The UK press went into a state of shock last year when the Office for National Statistics (ONS) revealed that in the 2021 census, over a quarter of a million people had answered 'no' to the question, 'Is the gender you identify with the same as your sex registered at birth?' That would put the percentage of the nation's trans people at 0.5%, or one in two hundred.
All kinds of objections were raised, mostly on the grounds people must have misunderstood the question because English was not their first language, but perhaps because the usual suspects were looking for an excuse to bury the number. Conservatives find it inconvenient.
In the end, the ONS backed off, so 0.5% is no longer an 'accredited official statistic', but at the same time the ONS pointed out, 'the estimates are considered broadly in line with other data on gender identity.' In other words, while no longer stamped with the brand of official truth, that half a percent is in line with other sources the ONS has checked.
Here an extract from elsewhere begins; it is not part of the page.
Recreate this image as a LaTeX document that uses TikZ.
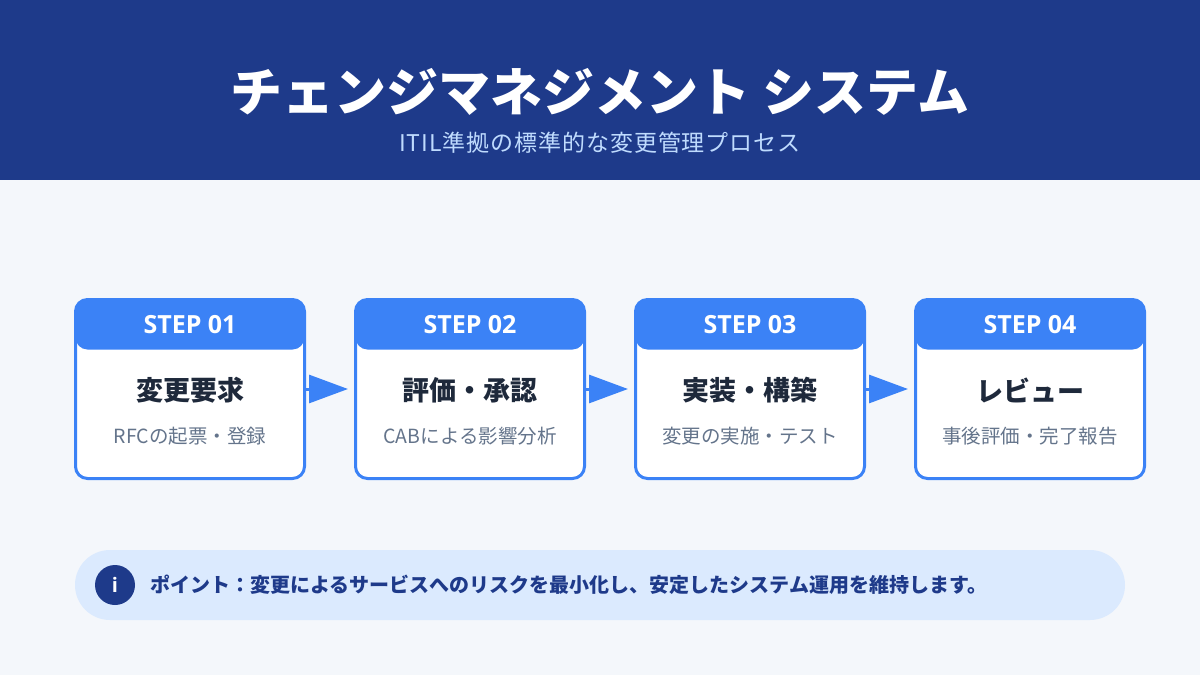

Two of the 'other sources of data' are likely to have been the CDC's Behaviour Risk Factor Surveillance System (BRFSS) and Youth Risk Behavior Survey (YRBS) in the US. Using pooled data, 0.6% of Americans over the age of 13 identify as trans.
What is really interesting is the US 2021-2022 census data, which provides a deeper analysis of what is going on. 5.6% of generation Z adults identified as transgender, along with 2.4% of millennials and 1.5% of gen X.
Boomers? We're at 0.25%. Plot those points against age and you have a trend.
Unless this is a blip – which seems unlikely given how referral patterns have been rising so steeply this past decade – transgender people could potentially become ten times more visible. Notice I am not saying 'more numerous'. There's a case for saying we've always been there in greater numbers than official statistics have shown, but have been keeping our heads down because of intense discrimination.
The oldest members of gen Z will have been nine in 2014 when the leap in trans referral rates began and the youngest are fifteen now, but as boomers and the generations before them age out, all the signs are the situation is changing fast. If that 5.6% figure holds, trans people will become as common as people who identify as gay, lesbian, or bisexual.
Why is this happening? One line of thought is something is causing people who didn't previously identify as being trans to begin doing so, providing fertile ground for conspiracy theorists, but there are clues it lies in something mundane – a change in attitudes.
Gen Z are the first generation amongst whom a majority have agreed male and female are not the only genders.
If you don't believe in something, then you can't identify with it, so this change in attitudes may also account for the sudden surge in non-binary people as gen Z matures. In other words, people who would have been fearful of identifying as trans in the past have become more relaxed about doing so now. Perhaps non-binary folk may always have been there, but only now can see themselves for who they are.
If all of that is so, we aren't looking at a blip and the data may be telling us that as scripts around gender loosen, so are more people accepting they are trans along with gender lying not on a polar scale, but somewhere along a continuum.
And if that is the case, then core scripts are being rewritten.
One of the reasons I think this may be happening is that fifteen years ago, trans people assigned male at birth (AMAB) outnumbered people assigned female at birth (AFAB) by two to one. Now it is the other way around. This is a dramatic swing, about which there is much speculation in the Cass report.
Looking at the data it is tempting to suggest the growth in AFAB referrals is at least in part driven by the acceptance of non-binary gender incongruence by gen Z, because right now, the best figures we have suggest the majority of non-binary trans people are AFAB. We should do our very best to support them, because although conservatives are struggling to work out what non-binary means, their knee-jerk response has been to double down on supporting binary gender stereotypes.
There are two messages to take home. First, you are not alone and second, the membership of Susan's may be very different in a few years' time.